How to communicate this to procurement

Procurement optimizes for turn and cost. Maintenance needs Quadrant 2 protection. Communicate:

  • Quadrant 2 items have policy "hold one, do not eliminate based on turn."
  • Quadrant 2 items have a documented criticality rationale.
  • Annual review confirms they remain in Quadrant 2.

Without this, procurement removes Quadrant 2 items in turn-improvement projects.

How OEE connects to stocking

Stockouts on critical parts produce downtime. OEE Availability captures the loss.
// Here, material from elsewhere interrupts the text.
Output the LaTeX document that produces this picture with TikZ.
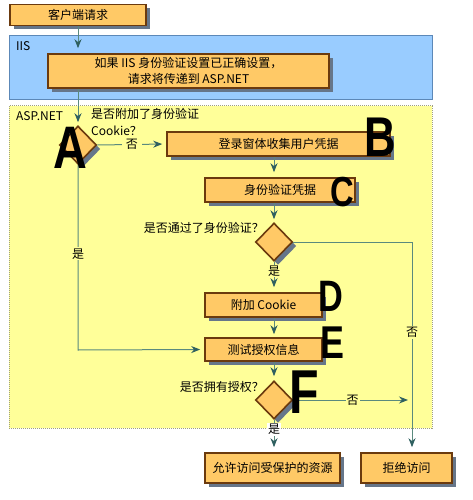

Plants with poor Quadrant 2 stocking see Availability hit when stockouts happen.

Tracking stockout-driven downtime per part identifies where stocking decisions are wrong.

Common mistakes

1. Single-axis policy. Misses either critical-slow or non-critical-fast items.

2. Turn-driven Quadrant 2 elimination. Cuts inventory but destroys reliability.

3. No annual review. Criticality and velocity drift over time.

4. No data steward. Without ownership, the matrix decays.

How a modern CMMS supports this

A modern CMMS captures part criticality and velocity, computes the quadrant, suggests stocking policy, and tracks stockout events tied to downtime.

Fabrico's CMMS scores parts on criticality and velocity, populates the four-quadrant matrix, and reports stockout-driven downtime to identify policy errors.

See how Fabrico captures this automatically — explore OEE for manufacturing or book a demo.

Related reading

Frequently asked questions

Is criticality the same as ABC analysis?

ABC analysis usually focuses on cost. Criticality is broader (failure impact, lead time). Use both if useful.

What is a good inventory turn for critical spares?

For Quadrant 2, turn is the wrong metric. Days-of-supply or coverage matters more.

Should I stock all OEM-recommended spares?

Filter through your own criticality x velocity analysis. OEM recommendations over-stock.

How often should the matrix be reviewed?

Annually for full review; quarterly for changed-asset items.

Can VMI work for Quadrant 2?

Sometimes. If the supplier can guarantee a Quadrant 2 part within hours, VMI works. Otherwise stock on-site.